Amazon-owned Ring has begun rolling out a new AI-powered feature called Familiar Faces to its video doorbells and cameras in the UK, allowing homeowners to receive personalised notifications such as “Mum at Front Door” or “Delivery Driver at Front Door” instead of generic motion alerts.
The optional feature uses facial recognition to identify people who frequently approach the camera, aiming to reduce notification fatigue and provide quicker context about who’s at the door – especially useful for busy households tracking family members, neighbours, babysitters, or regular visitors.
How Familiar Faces works
Once enabled in the Ring app, the system analyses faces detected by the camera and lets users build a personal directory by labelling individuals from recorded events or directly in the library.
Users can create and manage up to 50 profiles, editing names, merging duplicates, or deleting entries as needed.
Personalised alerts then appear in real-time notifications and the event history timeline. Shared users on the account can also see these named notifications. Unnamed faces that aren’t added to the library are automatically deleted after 30 days to keep the database manageable.
The feature is designed to be user-controlled. It remains off by default, and activation requires explicit opt-in through the app settings. Ring says face data is encrypted and stored privately within the user’s account, never shared with third parties or Amazon for other purposes.

Availability in the UK
The rollout starts today for eligible UK Ring owners. To access Familiar Faces, users need:
- A compatible device: 2K or 4K resolution doorbells/cameras, or select HD (1080p) models.
- An eligible subscription: Specifically the UK Ring Pro or Pro Intelligence plan.
Users will receive an in-app notification when the feature becomes available for their specific device. Ring has also introduced new hardware alongside the software update, including a 4K wired video doorbell, additional 2K doorbells, and a spotlight camera.
Privacy concerns
Ring stresses responsible use. During setup, the app provides information about obtaining explicit consent from visitors where required by law, such as under UK data protection regulations.
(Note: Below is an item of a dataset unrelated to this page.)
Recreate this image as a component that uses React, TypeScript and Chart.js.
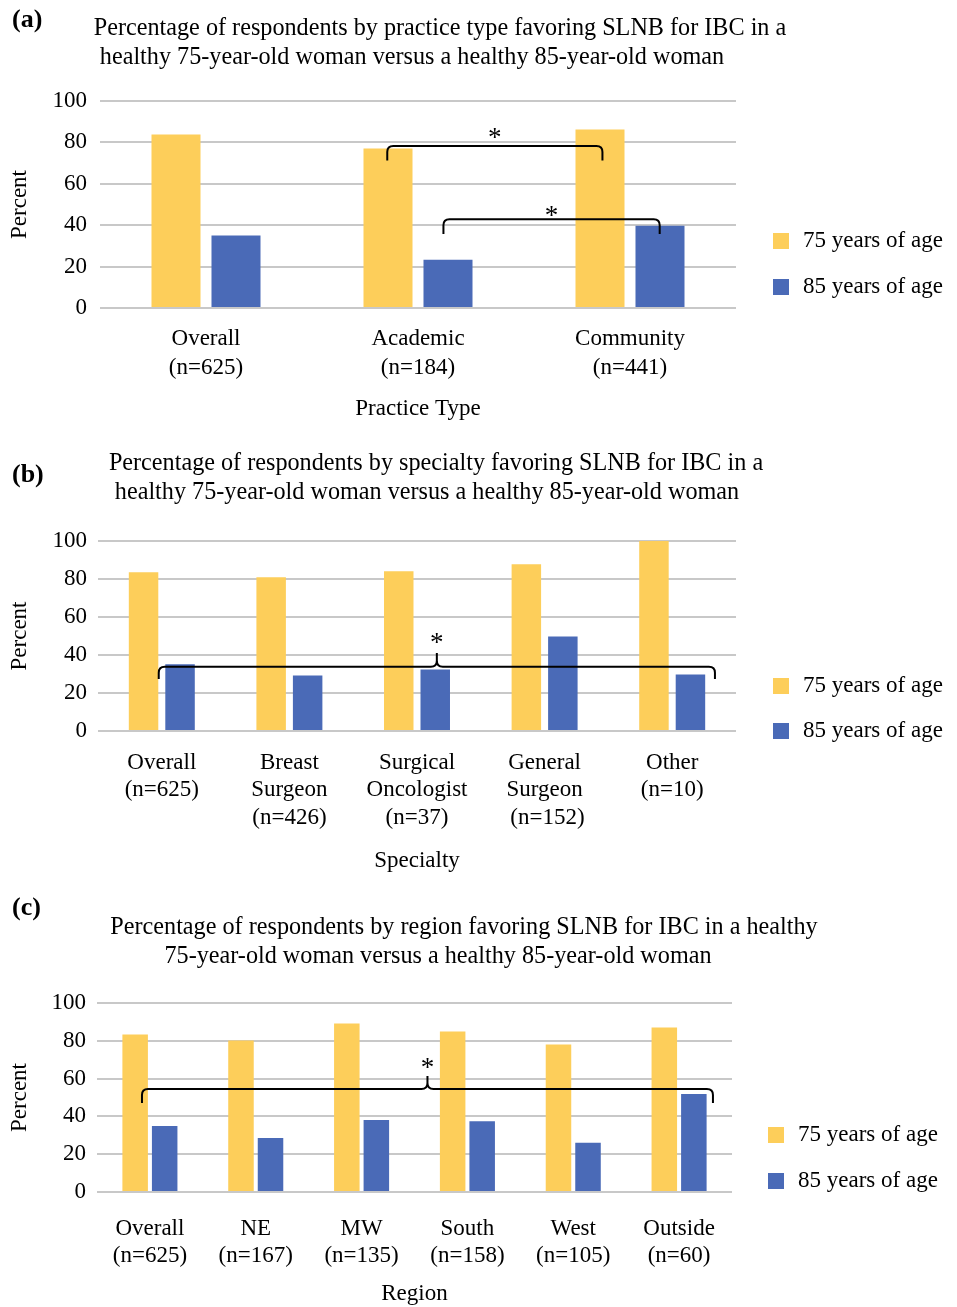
import React, { useEffect, useRef } from "react";
import { Chart, registerables } from "chart.js";

Chart.register(...registerables);

const FONT = "'Liberation Serif', 'Times New Roman', Times, serif";
const YELLOW = "#FDCE5A";
const BLUE = "#4A6AB7";
const GRID = "#C8C8C8";
const INK = "#000000";

// ---------- data ----------
const seriesLabels = ["75 years of age", "85 years of age"];
const yAxisTitle = "Percent";

// (a) practice type
const practiceTitle = [
  "Percentage of respondents by practice type favoring SLNB for IBC in a",
  "healthy 75-year-old woman versus a healthy 85-year-old woman",
];
const practiceCategories = [
  ["Overall", "(n=625)"],
  ["Academic", "(n=184)"],
  ["Community", "(n=441)"],
];
const practice75 = [83.8, 77.0, 86.2];
const practice85 = [35.0, 23.3, 39.7];
// brackets: [fromIndex, toIndex, topValue, endValue, starValue]
const practiceBrackets = [
  [0.855, 1.87, 78.3, 71.3, 84.8],
  [1.12, 2.14, 42.9, 35.7, 47.3],
];

// (b) specialty
const specialtyTitle = [
  "Percentage of respondents by specialty favoring SLNB for IBC in a",
  "healthy 75-year-old woman versus a healthy 85-year-old woman",
];
const specialtyCategories = [
  ["Overall", "(n=625)"],
  ["Breast", "Surgeon", "(n=426)"],
  ["Surgical", "Oncologist", "(n=37)"],
  ["General", "Surgeon", " (n=152)"],
  ["Other", "(n=10)"],
];
const specialty75 = [83.6, 80.9, 84.1, 87.8, 100];
const specialty85 = [35.1, 29.2, 32.4, 49.8, 29.8];
// braces: [fromIndex, toIndex, lineValue, endValue, tipValue, starValue]
const specialtyBraces = [[-0.024, 4.335, 33.8, 27.4, 41.0, 49.5]];

// (c) region
const regionTitle = [
  "Percentage of respondents by region favoring SLNB for IBC in a healthy",
  "75-year-old woman versus a healthy 85-year-old woman",
];
const regionCategories = [
  ["Overall", "(n=625)"],
  ["NE", "(n=167)"],
  ["MW", "(n=135)"],
  ["South", "(n=158)"],
  ["West", "(n=105)"],
  ["Outside", "(n=60)"],
];
const region75 = [83.3, 80.2, 89.1, 84.9, 78.1, 87.0];
const region85 = [34.9, 28.6, 38.1, 37.5, 26.0, 51.8];
const regionBraces = [[-0.075, 5.32, 54.5, 47.1, 61.4, 68.8]];

// ---------- drawing helpers ----------
function drawBracket(ctx: CanvasRenderingContext2D, x1: number, x2: number, yTop: number, yEnd: number) {
  const r = 6;
  ctx.beginPath();
  ctx.moveTo(x1, yEnd);
  ctx.lineTo(x1, yTop + r);
  ctx.quadraticCurveTo(x1, yTop, x1 + r, yTop);
  ctx.lineTo(x2 - r, yTop);
  ctx.quadraticCurveTo(x2, yTop, x2, yTop + r);
  ctx.lineTo(x2, yEnd);
  ctx.stroke();
}

function drawBrace(ctx: CanvasRenderingContext2D, x1: number, x2: number, yLine: number, yEnd: number, yTip: number) {
  const r = 6;
  const xm = (x1 + x2) / 2;
  ctx.beginPath();
  ctx.moveTo(x1, yEnd);
  ctx.lineTo(x1, yLine + r);
  ctx.quadraticCurveTo(x1, yLine, x1 + r, yLine);
  ctx.lineTo(xm - r, yLine);
  ctx.quadraticCurveTo(xm, yLine, xm, yLine - r);
  ctx.lineTo(xm, yTip);
  ctx.moveTo(xm, yLine - r);
  ctx.quadraticCurveTo(xm, yLine, xm + r, yLine);
  ctx.lineTo(x2 - r, yLine);
  ctx.quadraticCurveTo(x2, yLine, x2, yLine + r);
  ctx.lineTo(x2, yEnd);
  ctx.stroke();
}

function drawStar(ctx: CanvasRenderingContext2D, x: number, y: number) {
  ctx.font = `27px ${FONT}`;
  ctx.textAlign = "center";
  ctx.textBaseline = "alphabetic";
  ctx.fillText("*", x, y + 14);
}

type Panel = {
  top: number;
  height: number;
  tag: string;
  tagPos: [number, number];
  title: string[];
  titlePos: [number, number][];
  labels: string[][];
  s75: number[];
  s85: number[];
  plotLeft: number;
  plotRight: number;
  plotTop: number;
  plotBottom: number;
  yTickPad: number;
  xTickPad: number;
  xLineH: number;
  xTitle: string;
  xTitlePad: number;
  catPct: number;
  barPct: number;
  legendBoxX: number;
  legendTextX: number;
  legendYs: number[];
  brackets?: number[][];
  braces?: number[][];
};

const panels: Panel[] = [
  {
    top: 0,
    height: 430,
    tag: "(a)",
    tagPos: [12, 20],
    title: practiceTitle,
    titlePos: [
      [440, 29],
      [412, 58],
    ],
    labels: practiceCategories,
    s75: practice75,
    s85: practice85,
    plotLeft: 100,
    plotRight: 736,
    plotTop: 101,
    plotBottom: 308,
    yTickPad: 13,
    xTickPad: 16.5,
    xLineH: 29,
    xTitle: "Practice Type",
    xTitlePad: 8.5,
    catPct: 0.566,
    barPct: 0.817,
    legendBoxX: 773,
    legendTextX: 803,
    legendYs: [241, 287],
    brackets: practiceBrackets,
  },
  {
    top: 440,
    height: 440,
    tag: "(b)",
    tagPos: [12, 35],
    title: specialtyTitle,
    titlePos: [
      [436, 24],
      [427, 53],
    ],
    labels: specialtyCategories,
    s75: specialty75,
    s85: specialty85,
    plotLeft: 98,
    plotRight: 736,
    plotTop: 101,
    plotBottom: 291,
    yTickPad: 11,
    xTickPad: 18,
    xLineH: 27.5,
    xTitle: "Specialty",
    xTitlePad: 6.5,
    catPct: 0.572,
    barPct: 0.808,
    legendBoxX: 773,
    legendTextX: 803,
    legendYs: [246, 291],
    braces: specialtyBraces,
  },
  {
    top: 890,
    height: 417,
    tag: "(c)",
    tagPos: [12, 18],
    title: regionTitle,
    titlePos: [
      [464, 38],
      [438, 67],
    ],
    labels: regionCategories,
    s75: region75,
    s85: region85,
    plotLeft: 97,
    plotRight: 732,
    plotTop: 113,
    plotBottom: 302,
    yTickPad: 11,
    xTickPad: 23,
    xLineH: 27,
    xTitle: "Region",
    xTitlePad: 0,
    catPct: 0.558,
    barPct: 0.864,
    legendBoxX: 768,
    legendTextX: 798,
    legendYs: [245, 291],
    braces: regionBraces,
  },
];

function PanelChart({ p }: { p: Panel }) {
  const ref = useRef<HTMLCanvasElement>(null);

  useEffect(() => {
    const canvas = ref.current;
    if (!canvas) return;

    const annotations = {
      id: "panelExtras",
      afterDraw(chart: any) {
        const ctx: CanvasRenderingContext2D = chart.ctx;
        const xs = chart.scales.x;
        const ys = chart.scales.y;
        ctx.save();
        ctx.fillStyle = INK;
        ctx.strokeStyle = INK;

        // panel tag
        ctx.font = `bold 26px ${FONT}`;
        ctx.textAlign = "left";
        ctx.textBaseline = "middle";
        ctx.fillText(p.tag, p.tagPos[0], p.tagPos[1]);

        // title
        ctx.font = `24.2px ${FONT}`;
        ctx.textAlign = "center";
        p.title.forEach((line, i) => {
          ctx.fillText(line, p.titlePos[i][0], p.titlePos[i][1]);
        });

        // legend
        const colors = [YELLOW, BLUE];
        ctx.font = `23px ${FONT}`;
        ctx.textAlign = "left";
        ctx.textBaseline = "middle";
        chart.data.datasets.forEach((ds: any, i: number) => {
          const cy = p.legendYs[i];
          ctx.fillStyle = colors[i];
          ctx.fillRect(p.legendBoxX, cy - 8, 16, 16);
          ctx.fillStyle = INK;
          ctx.fillText(ds.label, p.legendTextX, cy);
        });

        // significance brackets
        ctx.lineWidth = 2;
        (p.brackets || []).forEach((b) => {
          const x1 = xs.getPixelForValue(b[0]);
          const x2 = xs.getPixelForValue(b[1]);
          drawBracket(ctx, x1, x2, ys.getPixelForValue(b[2]), ys.getPixelForValue(b[3]));
          drawStar(ctx, (x1 + x2) / 2, ys.getPixelForValue(b[4]));
        });
        (p.braces || []).forEach((b) => {
          const x1 = xs.getPixelForValue(b[0]);
          const x2 = xs.getPixelForValue(b[1]);
          drawBrace(
            ctx,
            x1,
            x2,
            ys.getPixelForValue(b[2]),
            ys.getPixelForValue(b[3]),
            ys.getPixelForValue(b[4])
          );
          drawStar(ctx, (x1 + x2) / 2, ys.getPixelForValue(b[5]));
        });
        ctx.restore();
      },
    };

    const chart = new Chart(canvas, {
      type: "bar",
      data: {
        labels: p.labels,
        datasets: [
          {
            label: seriesLabels[0],
            data: p.s75,
            backgroundColor: YELLOW,
            categoryPercentage: p.catPct,
            barPercentage: p.barPct,
          },
          {
            label: seriesLabels[1],
            data: p.s85,
            backgroundColor: BLUE,
            categoryPercentage: p.catPct,
            barPercentage: p.barPct,
          },
        ],
      },
      options: {
        responsive: false,
        animation: false,
        devicePixelRatio: 1,
        layout: {
          padding: { top: p.plotTop, right: 957 - p.plotRight, bottom: 0, left: 0 },
        },
        plugins: {
          legend: { display: false },
          title: { display: false },
          tooltip: { enabled: false },
        },
        scales: {
          x: {
            grid: { display: false, drawTicks: false },
            border: { display: false },
            ticks: {
              color: INK,
              font: { family: FONT, size: 23, lineHeight: p.xLineH / 23 },
              padding: p.xTickPad,
              maxRotation: 0,
              minRotation: 0,
              autoSkip: false,
            },
            title: {
              display: true,
              text: p.xTitle,
              color: INK,
              font: { family: FONT, size: 23, lineHeight: 1.1 },
              padding: { top: 0, bottom: p.xTitlePad },
            },
            afterFit: (s: any) => {
              s.height = p.height - p.plotBottom;
            },
          },
          y: {
            min: 0,
            max: 100,
            ticks: {
              stepSize: 20,
              color: INK,
              font: { family: FONT, size: 23 },
              padding: p.yTickPad,
            },
            grid: { color: GRID, lineWidth: 2, drawTicks: false },
            border: { display: false },
            title: {
              display: true,
              text: yAxisTitle,
              color: INK,
              font: { family: FONT, size: 23, lineHeight: 1.2 },
              padding: { top: 6.2, bottom: 0 },
            },
            afterFit: (s: any) => {
              s.width = p.plotLeft;
            },
          },
        },
      } as any,
      plugins: [annotations],
    });

    return () => chart.destroy();
  }, [p]);

  return (
    <canvas
      ref={ref}
      width={957}
      height={p.height}
      style={{ position: "absolute", left: 0, top: p.top, width: 957, height: p.height, display: "block" }}
    />
  );
}

export default function App() {
  return (
    <div
      style={{
        position: "absolute",
        left: 0,
        top: 0,
        width: 957,
        height: 1307,
        background: "#ffffff",
        overflow: "hidden",
      }}
    >
      {panels.map((p) => (
        <PanelChart key={p.tag} p={p} />
      ))}
    </div>
  );
}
The company positions the feature as a private tool for individual households rather than broad surveillance.
Face data stays encrypted and confined to the account holder. However, critics have raised broader concerns about facial recognition in consumer devices, noting that cameras inevitably capture faces of passersby, delivery workers, or neighbours who may not have consented to biometric processing.
Ring has a history of privacy scrutiny, though it maintains that Familiar Faces is fully opt-in and user-managed.